Au cœur de cette résilience, un trésor de guerre : les 210 milliards de dollars de réserves de la Banque d’Israël. Alimentées en partie par les revenus du gaz naturel, ces ressources pourraient — selon Bendelac — financer une guerre pendant dix années. Ce chiffre symbolise autant la robustesse du système financier que l’ampleur de l’effort budgétaire dédié à la défense nationale. Un arsenal économique dissuasif, mais non infini.

L’économie israélienne continue de fonctionner, mais sous contrainte. La production industrielle s’ajuste, les exportations résistent, et l’innovation technologique reste active, notamment dans les secteurs liés à la défense et à la cybersécurité. Toutefois, cette résistance repose sur un fragile équilibre : la stabilité des marchés, la confiance des investisseurs, et l’absence d’extension du conflit à grande échelle.

Le coût intérieur d’une guerre sans fin

Si l’économie globale tient, la population, elle, s’essouffle. L’année 2024 est, selon Bendelac, « la plus mauvaise depuis 40 ans » sur le plan économique. La hausse continue des prix, l’envolée des taux d’intérêt et l’alourdissement de la fiscalité étranglent les classes moyennes. Le conflit pèse sur la consommation, sur l’investissement privé et surtout sur le moral des ménages.

Les populations du nord et du sud, les plus exposées aux hostilités, sont également les plus fragiles sur le plan économique. Appauvrissement, pertes d’emplois, destructions d’habitations : le conflit amplifie les inégalités territoriales et sociales. Des milliers d’Israéliens doivent être indemnisés, hébergés, soutenus, mettant à rude épreuve les dispositifs de solidarité.

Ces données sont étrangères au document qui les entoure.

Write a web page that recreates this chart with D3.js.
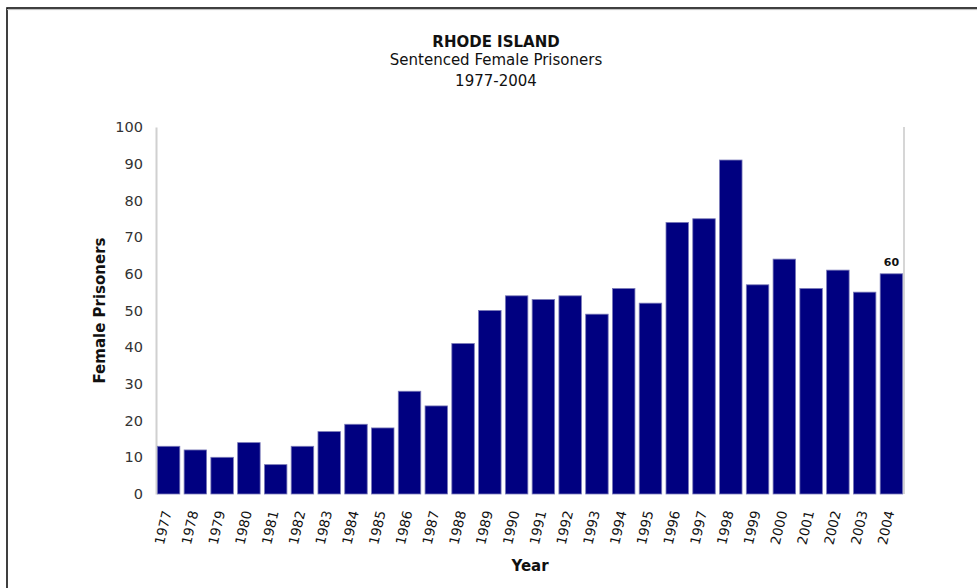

Deux piliers essentiels de l’économie israélienne — l’agriculture et le tourisme — sont à l’agonie. L’incertitude sécuritaire a vidé les hôtels, les sites religieux, les marchés. Les agriculteurs, souvent proches des zones sensibles, peinent à maintenir leur production. Cette désorganisation sectorielle risque de laisser des cicatrices durables sur l’économie réelle.

Entre espoir économique et dépendance militaire

Malgré tout, Jacques Bendelac reste confiant : en cas de cessez-le-feu durable, l’économie israélienne pourrait rebondir rapidement. La demande intérieure repartirait, les flux touristiques reviendraient, et les investissements étrangers pourraient affluer à nouveau. L’histoire économique d’Israël montre que les périodes de guerre ont souvent été suivies de croissances soutenues.

L’économiste salue l’approche « business-oriented » de Donald Trump, pour qui l’argument économique prime dans toute négociation stratégique. Cette perspective, bien que controversée, repose sur une idée simple : il est plus coûteux de faire la guerre que de conclure un accord. Selon Bendelac, cette logique pourrait s’imposer dans le dialogue régional, y compris face à l’Iran.

Enfin, Bendelac insiste sur un impératif : « que l’économie reprenne le dessus sur le militaire ». Car si Israël a su survivre économiquement dans la guerre, ce modèle n’est pas soutenable indéfiniment. Replacer la prospérité collective, la justice sociale et le développement à long terme au cœur du projet israélien est la condition d’un avenir viable — et d’un espoir de paix durable.